How JPG actually works: the DCT in detail
JPG has been around since 1992, and the algorithm at its core is the Discrete Cosine Transform. Understanding how it works is the foundation for understanding every modern image format, because WebP and AVIF use variations of the same approach. The first step in JPG encoding is converting the image from RGB to YCbCr color space. Y is the luma channel (brightness), Cb and Cr are the chroma channels (color differences). This separation matters because the human eye is much more sensitive to brightness than to color — about twice as sensitive, in fact. JPG exploits this by chroma subsampling: the Cb and Cr channels are downsampled by 2x horizontally (4:2:2) or by 2x in both dimensions (4:2:0). This immediately halves or quarters the data devoted to color, with no perceptible quality loss. The second step is dividing the image into 8x8 pixel blocks. Each block is transformed from the spatial domain (pixel values) to the frequency domain (a set of 64 coefficients representing how much of each 2D frequency is present in the block). The lowest frequency is the average brightness of the block; the highest frequencies represent fine detail. This transform is mathematically lossless — you can invert it and get back the exact same pixels. The third step is quantization, and this is where the actual loss happens. Each of the 64 DCT coefficients is divided by a value from a quantization table and rounded to the nearest integer. The quantization table assigns small divisors to low frequencies (preserving them accurately) and large divisors to high frequencies (discarding most of their information). The "quality" setting in JPG encoders scales this table — quality 100 barely divides at all, quality 1 divides everything by huge values. The final step is entropy coding. The quantized coefficients are zigzag-scanned (so that low frequencies, which are usually non-zero, come first), run-length encoded (long runs of zeros become short codes), and Huffman coded (frequently-occurring values get short bit patterns). This is lossless compression applied to the already-quantized data. The reason JPG can shrink a file 10x while looking identical to the original is that most of the discarded high-frequency information was invisible anyway. The reason it falls apart at quality 50 and below is that the quantization becomes so aggressive that the 8x8 blocks become visible — you see the block boundaries and the artifacts within each block.

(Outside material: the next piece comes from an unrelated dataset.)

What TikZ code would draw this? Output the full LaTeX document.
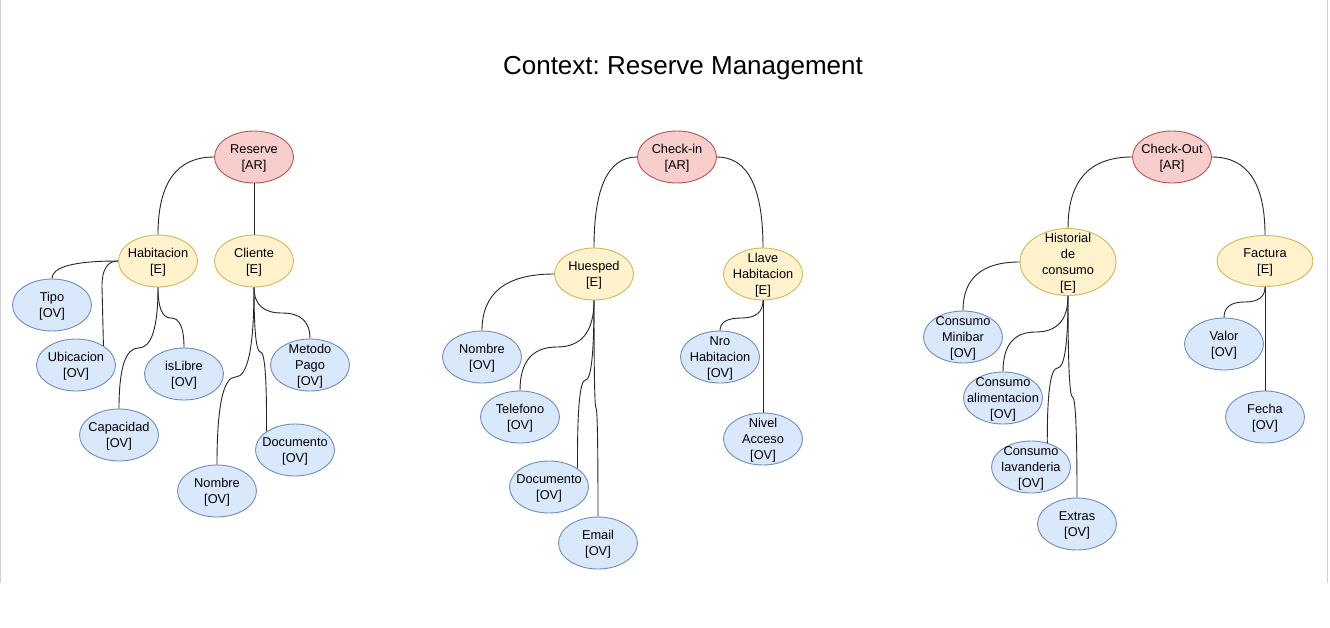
\documentclass[tikz,border=0pt]{standalone}
\usepackage{fontspec}
\setmainfont{Liberation Sans}
\usetikzlibrary{shapes.geometric,calc}
\frenchspacing
\definecolor{arfill}{HTML}{F8CECC}
\definecolor{arline}{HTML}{B85450}
\definecolor{efill}{HTML}{FFF2CC}
\definecolor{eline}{HTML}{D6B656}
\definecolor{ovfill}{HTML}{DAE8FC}
\definecolor{ovline}{HTML}{6C8EBF}
\definecolor{framecol}{HTML}{D0D0D0}
\begin{document}
\begin{tikzpicture}[x=1pt,y=-1pt,
  base/.style={ellipse, draw, line width=0.9pt, inner sep=-20pt, minimum width=79pt, minimum height=52pt, align=center, text depth=0pt, font=\fontsize{12.8}{16}\selectfont},
  ar/.style={base, fill=arfill, draw=arline},
  ent/.style={base, fill=efill, draw=eline},
  ov/.style={base, fill=ovfill, draw=ovline},
  edge/.style={line width=0.9pt, draw=black!85},
  q/.style={to path={.. controls ($(\tikztostart)!0.6667!(#1)$) and ($(\tikztotarget)!0.6667!(#1)$) .. (\tikztotarget)}},
  framel/.style={draw=framecol, line width=1pt}
]
\fill[white] (0,0) rectangle (1330,627);
\useasboundingbox (0,0) rectangle (1330,627);
\coordinate (fl1) at (0.5,0);
\coordinate (fl2) at (0.5,583);
\coordinate (fr1) at (1327.5,0);
\coordinate (fr2) at (1327.5,583);
\draw[framel] (fl1) -- (fl2);
\draw[framel] (fr1) -- (fr2);

\node[font=\fontsize{26}{30}\selectfont] (title) at (683,68) {Context: Reserve Management};

% ---------- Reserve ----------
\node[ar] (res) at (254,157) {Reserve\\{}[AR]};
\node[ent] (hab) at (158,261) {Habitacion\\{}[E]};
\node[ent] (cli) at (254,261) {Cliente\\{}[E]};
\node[ov] (tipo) at (52,305) {Tipo\\{}[OV]};
\node[ov] (ubi) at (76,365) {Ubicacion\\{}[OV]};
\node[ov] (isl) at (184,374) {isLibre\\{}[OV]};
\node[ov] (cap) at (119,435) {Capacidad\\{}[OV]};
\node[ov] (met) at (310,365) {Metodo\\Pago\\{}[OV]};
\node[ov] (cdoc) at (295,450) {Documento\\{}[OV]};
\node[ov] (cnom) at (217,491) {Nombre\\{}[OV]};

% ---------- Check-in ----------
\node[ar] (chk) at (677,157) {Check-in\\{}[AR]};
\node[ent] (hue) at (594,274) {Huesped\\{}[E]};
\node[ent] (lla) at (763,274) {Llave\\Habitacion\\{}[E]};
\node[ov] (hnom) at (482,357) {Nombre\\{}[OV]};
\node[ov] (tel) at (520,417) {Telefono\\{}[OV]};
\node[ov] (hdoc) at (549,487) {Documento\\{}[OV]};
\node[ov] (ema) at (598,543) {Email\\{}[OV]};
\node[ov] (nro) at (720,357) {Nro\\Habitacion\\{}[OV]};
\node[ov] (niv) at (763,439) {Nivel\\Acceso\\{}[OV]};

% ---------- Check-Out ----------
\node[ar] (cko) at (1172,157) {Check-Out\\{}[AR]};
\node[ent, minimum width=96pt, minimum height=67pt] (his) at (1068,262) {Historial\\de\\consumo\\{}[E]};
\node[ent, minimum width=96pt, minimum height=51pt] (fac) at (1265,261) {Factura\\{}[E]};
\node[ov] (mini) at (963,337) {Consumo\\Minibar\\{}[OV]};
\node[ov] (ali) at (1003,398) {Consumo\\alimentacion\\{}[OV]};
\node[ov] (lav) at (1031,467) {Consumo\\lavanderia\\{}[OV]};
\node[ov] (ext) at (1077,524) {Extras\\{}[OV]};
\node[ov] (val) at (1224,344) {Valor\\{}[OV]};
\node[ov] (fec) at (1265,417) {Fecha\\{}[OV]};

% ---------- edges: Reserve ----------
\draw[edge] (res.west) to[q={158,157}] (hab.north);
\draw[edge] (res.south) -- (cli.north);
\draw[edge] (hab.west) to[q={52,261}] (tipo.north);
\draw[edge] (hab.west) to[q={102,261}] (102,286) -- (ubi.35);
\draw[edge] (hab.south) to[q={158,348}] (138.5,348) to[q={119,348}] (cap.north);
\draw[edge] (hab.south) to[q={158,318}] (171,318) to[q={184,318}] (isl.north);
\draw[edge] (cli.south) to[q={254,313}] (282,313) to[q={310,313}] (met.north);
\draw[edge] (cli.south) to[q={254,352}] (260.5,352) to[q={267,352}] (cdoc.147);
\draw[edge] (cli.south) to[q={254,377}] (235.5,377) to[q={217,377}] (cnom.north);

% ---------- edges: Check-in ----------
\draw[edge] (chk.west) to[q={594,157}] (hue.north);
\draw[edge] (chk.east) to[q={763,157}] (lla.north);
\draw[edge] (hue.west) to[q={482,274}] (hnom.north);
\draw[edge] (hue.south) to[q={594,347}] (557,347) to[q={520,347}] (tel.north);
\draw[edge] (hue.south) to[q={594,380}] (585.5,380) to[q={577,380}] (hdoc.33);
\draw[edge] (hue.south) to[q={594,408}] (596,408) to[q={598,408}] (ema.north);
\draw[edge] (lla.south) to[q={763,318}] (741.5,318) to[q={720,318}] (nro.north);
\draw[edge] (lla.south) -- (niv.north);

% ---------- edges: Check-Out ----------
\draw[edge] (cko.west) to[q={1068,157}] (his.north);
\draw[edge] (cko.east) to[q={1265,157}] (fac.north);
\draw[edge] (his.west) to[q={963,262}] (mini.north);
\draw[edge] (his.south) to[q={1068,332}] (1035.5,332) to[q={1003,332}] (ali.north);
\draw[edge] (his.south) to[q={1068,368}] (1057.5,368) to[q={1047,368}] (lav.56);
\draw[edge] (his.south) to[q={1068,397}] (1072.5,397) to[q={1077,397}] (ext.north);
\draw[edge] (fac.south) to[q={1265,302}] (1244.5,302) to[q={1224,302}] (val.north);
\draw[edge] (fac.south) -- (fec.north);
\end{tikzpicture}
\end{document}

WebP and AVIF: where the modern formats win
WebP, released by Google in 2010, is based on the VP8 video codec. It uses the same DCT-based approach as JPG but with several improvements: it uses 4x4 or 16x16 macroblocks instead of fixed 8x8, it has better in-loop deblocking filters, and it supports both lossy and lossless modes in the same container. In practice, WebP beats JPG by 25-35% at equivalent quality across most image types. AVIF, finalized in 2019, is based on the AV1 video codec. AV1 was designed by the Alliance for Open Media as a royalty-free successor to HEVC, and it brings several major improvements over VP8. AVIF supports 10-bit and 12-bit color depth (versus JPG's 8-bit), HDR transfer functions, complex alpha channels, and intra-frame prediction with 35 different directional modes. In practice, AVIF beats JPG by 50% at equivalent quality — a 1 MB JPG becomes a 500 KB AVIF at the same visual quality. The reason AVIF is so much better than JPG is that AV1's intra-frame compression is significantly more sophisticated than JPG's 1992-era DCT. AV1 can choose from many prediction modes for each block, it has better transform types (including identity transforms for lossless regions), and its in-loop filtering removes artifacts before they become visible. AVIF essentially gives you a modern video codec's intra-frame compression applied to still images. The downside of AVIF is encoding speed. Encoding a 12MP AVIF at quality 80 takes around 400ms on a modern CPU, compared to 30ms for JPG and 80ms for WebP. For one-off image optimization this is irrelevant. For backend pipelines processing thousands of images, it adds up — but the 50% size reduction usually justifies the extra CPU time, especially if you are paying for egress bandwidth. Browser support in 2026 is no longer a real concern. WebP is at 98.4% global support, AVIF is at 96.2%. Both are missing only on a few legacy embedded browsers and old Android devices. For broad compatibility, serve JPG as a fallback using the <picture> element. For modern audiences, serve AVIF directly.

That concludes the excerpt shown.